Экидона, приложив руку к губам, посмотрела вниз. Её взгляд поймал фигуру, бегающую в этом гротескном пейзаже.
«Так вот оно что…»
◇◇◇
«Ха, ха, ха…»
Она бежала одна по изменившейся столице. Если это часть плана, помощи ей не нужно. Никто не нуждается в её руке. Но она не могла остаться в стороне. Её бы осмеяли за «полумеры». Она сама не понимала, чего хочет, что делает, куда идёт.
«Ха, ха, ха…»
Она остановилась. Кровь хлынула из-под маски. Дрожа от непривычного ощущения, она посмотрела на кокон. Его цвет и высота зависели от степени ментального заражения: от полупрозрачного красного до густого, почти пурпурного.

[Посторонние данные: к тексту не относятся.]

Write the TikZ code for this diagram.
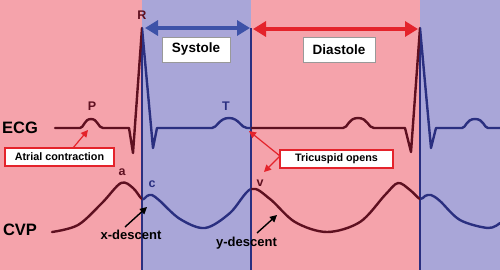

«Какое у тебя будет лицо?»
Лайнаса найти не удалось. Она хотела спасти и его, но без устранения источника проблема не решится. Мария — неясно, из-за потери сознания или из-за «природы героя» — стояла перед коконом Кирила, где заражение шло медленнее. Подняв руку, она произнесла:
«Суд».
Световой меч разрезал волокна кокона. Прозрачная жидкость выплеснулась, грязное тело Кирила упало на землю. Зловоние распространилось вокруг. Из-за лёгкого заражения раны от разрушения кокона были минимальны, но на руках и ногах виднелись порезы.

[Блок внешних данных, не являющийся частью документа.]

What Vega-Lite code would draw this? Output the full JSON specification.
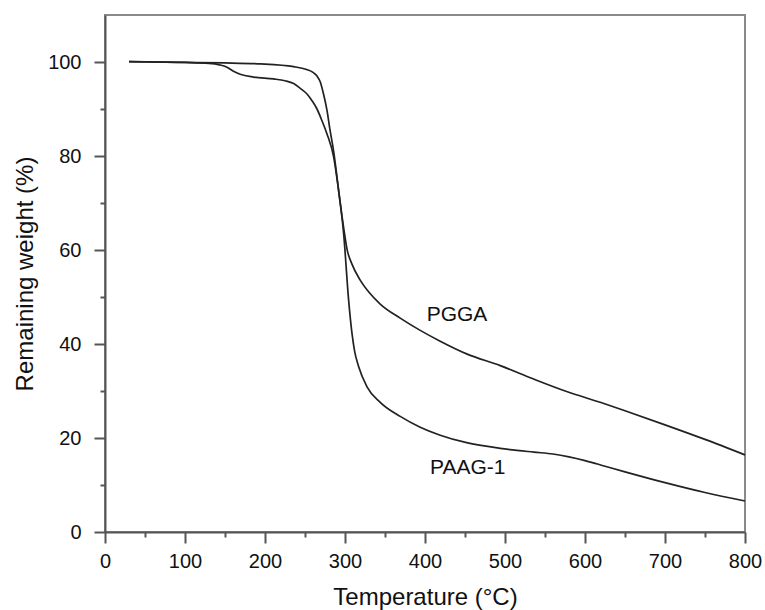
{
  "$schema": "https://vega.github.io/schema/vega-lite/v6.json",
  "autosize": "none",
  "width": 640,
  "height": 517,
  "padding": {"left": 105, "top": 15, "right": 20, "bottom": 78},
  "background": "white",
  "config": {
    "font": "Liberation Sans",
    "view": {"stroke": "#8a8a8a", "strokeWidth": 2},
    "axis": {
      "grid": false,
      "domainColor": "#555555",
      "domainWidth": 2,
      "tickColor": "#555555",
      "tickWidth": 2,
      "labelFont": "Liberation Sans",
      "labelFontSize": 20,
      "labelColor": "#111111",
      "titleFont": "Liberation Sans",
      "titleFontSize": 24,
      "titleFontWeight": "normal",
      "titleColor": "#111111"
    }
  },
  "datasets": {
    "tga": [
      {"series": "PGGA", "temp": 30, "weight": 100.1},
      {"series": "PGGA", "temp": 60, "weight": 100.0},
      {"series": "PGGA", "temp": 100, "weight": 99.9},
      {"series": "PGGA", "temp": 130, "weight": 99.7},
      {"series": "PGGA", "temp": 143, "weight": 99.4},
      {"series": "PGGA", "temp": 152.5, "weight": 98.9},
      {"series": "PGGA", "temp": 160, "weight": 98.1},
      {"series": "PGGA", "temp": 169, "weight": 97.4},
      {"series": "PGGA", "temp": 185.8, "weight": 96.8},
      {"series": "PGGA", "temp": 210.8, "weight": 96.4},
      {"series": "PGGA", "temp": 225, "weight": 96.0},
      {"series": "PGGA", "temp": 235.8, "weight": 95.4},
      {"series": "PGGA", "temp": 244, "weight": 94.4},
      {"series": "PGGA", "temp": 252.5, "weight": 93.2},
      {"series": "PGGA", "temp": 259, "weight": 91.7},
      {"series": "PGGA", "temp": 265, "weight": 90.0},
      {"series": "PGGA", "temp": 271, "weight": 87.6},
      {"series": "PGGA", "temp": 277.5, "weight": 84.7},
      {"series": "PGGA", "temp": 285.8, "weight": 79.8},
      {"series": "PGGA", "temp": 292, "weight": 72.7},
      {"series": "PGGA", "temp": 296, "weight": 67.5},
      {"series": "PGGA", "temp": 298.5, "weight": 64.5},
      {"series": "PGGA", "temp": 302.5, "weight": 60.2},
      {"series": "PGGA", "temp": 308.7, "weight": 57.0},
      {"series": "PGGA", "temp": 319, "weight": 53.6},
      {"series": "PGGA", "temp": 330, "weight": 51.0},
      {"series": "PGGA", "temp": 344, "weight": 48.5},
      {"series": "PGGA", "temp": 369, "weight": 45.5},
      {"series": "PGGA", "temp": 394, "weight": 42.9},
      {"series": "PGGA", "temp": 419, "weight": 40.6},
      {"series": "PGGA", "temp": 452, "weight": 37.9},
      {"series": "PGGA", "temp": 494, "weight": 35.4},
      {"series": "PGGA", "temp": 535, "weight": 32.6},
      {"series": "PGGA", "temp": 577, "weight": 29.9},
      {"series": "PGGA", "temp": 619, "weight": 27.6},
      {"series": "PGGA", "temp": 650, "weight": 25.8},
      {"series": "PGGA", "temp": 700, "weight": 22.8},
      {"series": "PGGA", "temp": 750, "weight": 19.7},
      {"series": "PGGA", "temp": 800, "weight": 16.4},
      {"series": "PAAG-1", "temp": 30, "weight": 100.1},
      {"series": "PAAG-1", "temp": 100, "weight": 99.9},
      {"series": "PAAG-1", "temp": 150, "weight": 99.8},
      {"series": "PAAG-1", "temp": 194, "weight": 99.6},
      {"series": "PAAG-1", "temp": 236, "weight": 99.0},
      {"series": "PAAG-1", "temp": 252, "weight": 98.4},
      {"series": "PAAG-1", "temp": 260, "weight": 97.8},
      {"series": "PAAG-1", "temp": 265, "weight": 97.0},
      {"series": "PAAG-1", "temp": 269, "weight": 95.8},
      {"series": "PAAG-1", "temp": 273, "weight": 93.3},
      {"series": "PAAG-1", "temp": 277.5, "weight": 89.7},
      {"series": "PAAG-1", "temp": 281, "weight": 85.8},
      {"series": "PAAG-1", "temp": 285.8, "weight": 81.0},
      {"series": "PAAG-1", "temp": 292, "weight": 72.7},
      {"series": "PAAG-1", "temp": 298.3, "weight": 63.5},
      {"series": "PAAG-1", "temp": 304.5, "weight": 49.4},
      {"series": "PAAG-1", "temp": 308.7, "weight": 42.3},
      {"series": "PAAG-1", "temp": 312, "weight": 38.5},
      {"series": "PAAG-1", "temp": 317, "weight": 35.2},
      {"series": "PAAG-1", "temp": 327.5, "weight": 30.9},
      {"series": "PAAG-1", "temp": 344, "weight": 27.6},
      {"series": "PAAG-1", "temp": 369, "weight": 24.6},
      {"series": "PAAG-1", "temp": 394, "weight": 22.3},
      {"series": "PAAG-1", "temp": 419, "weight": 20.6},
      {"series": "PAAG-1", "temp": 452, "weight": 19.0},
      {"series": "PAAG-1", "temp": 494, "weight": 17.8},
      {"series": "PAAG-1", "temp": 536, "weight": 17.0},
      {"series": "PAAG-1", "temp": 560, "weight": 16.6},
      {"series": "PAAG-1", "temp": 580, "weight": 16.0},
      {"series": "PAAG-1", "temp": 600, "weight": 15.2},
      {"series": "PAAG-1", "temp": 625, "weight": 14.0},
      {"series": "PAAG-1", "temp": 650, "weight": 12.8},
      {"series": "PAAG-1", "temp": 700, "weight": 10.5},
      {"series": "PAAG-1", "temp": 750, "weight": 8.4},
      {"series": "PAAG-1", "temp": 800, "weight": 6.6}
    ],
    "labels": [
      {"text": "PGGA", "temp": 440, "weight": 46.2},
      {"text": "PAAG-1", "temp": 453.5, "weight": 13.7}
    ]
  },
  "encoding": {
    "x": {
      "field": "temp",
      "type": "quantitative",
      "scale": {"domain": [0, 800], "nice": false, "zero": false},
      "axis": {
        "title": "Temperature (°C)",
        "values": [0, 50, 100, 150, 200, 250, 300, 350, 400, 450, 500, 550, 600, 650, 700, 750, 800],
        "labelExpr": "datum.value % 100 === 0 ? datum.label : ''",
        "tickSize": {"condition": {"test": "datum.value % 100 === 0", "value": 11}, "value": 5},
        "labelPadding": 8,
        "titlePadding": 14,
        "labelFlush": false,
        "labelOverlap": false
      }
    },
    "y": {
      "field": "weight",
      "type": "quantitative",
      "scale": {"domain": [0, 110], "nice": false, "zero": false},
      "axis": {
        "title": "Remaining weight (%)",
        "values": [0, 10, 20, 30, 40, 50, 60, 70, 80, 90, 100],
        "labelExpr": "datum.value % 20 === 0 ? datum.label : ''",
        "tickSize": {"condition": {"test": "datum.value % 20 === 0", "value": 11}, "value": 5},
        "labelPadding": 13,
        "titlePadding": 10,
        "labelFlush": false,
        "labelOverlap": false
      }
    }
  },
  "layer": [
    {
      "data": {"name": "tga"},
      "mark": {"type": "line", "interpolate": "monotone", "color": "#222222", "strokeWidth": 1.7},
      "encoding": {"detail": {"field": "series"}}
    },
    {
      "data": {"name": "labels"},
      "mark": {"type": "text", "fontSize": 21, "color": "#111111", "align": "center", "baseline": "middle", "font": "Liberation Sans"},
      "encoding": {"text": {"field": "text"}}
    }
  ]
}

Мария подошла и исцелила их магией.
«Н… нн…»
Кирил, издав болезненный стон, медленно открыла глаза. Увидев женщину в маске, она отпрыгнула, выхватив меч.
«Мария! Почему ты здесь?!»
«Я пришла помочь».
«Что…?»
«Оглянись. Сейчас не время для вражды».
Кирил осмотрелась. Пульсирующие красные трубки на земле, плавающие коконы, красно-чёрное небо — всё было ненормальным.
«Что… это? Где Флам? Этэрна? Гадио, Лайнас?!»
«Двигаться можем только мы с тобой. Если не уничтожить Мать, все станут такими».
Мария указала на кокон, парящий у потолка. Трубки впрыскивали неизвестное вещество, человек внутри менялся, яйцо лопалось, и огромный младенец падал.
«У… уа…»
Кирил качала головой, отрицая увиденное, но реальность не менялась.
«Ты ведь хочешь спасти Флам?»
Мария холодно бросила слова. Кирил молча кивнула. Она не доверяла Марии, но угроза для Флам и остальных была реальной. Пришлось принять её руку.
«Тогда идём».
«…Хорошо».
Кирил встала, вызвав не только меч, но и другие эпические доспехи: белые перчатки, броню, поножи, синий плащ и диадему с камнем. Внешне она выглядела героем, но её глаза всё ещё дрожали от ужаса перед немыслимой ситуацией.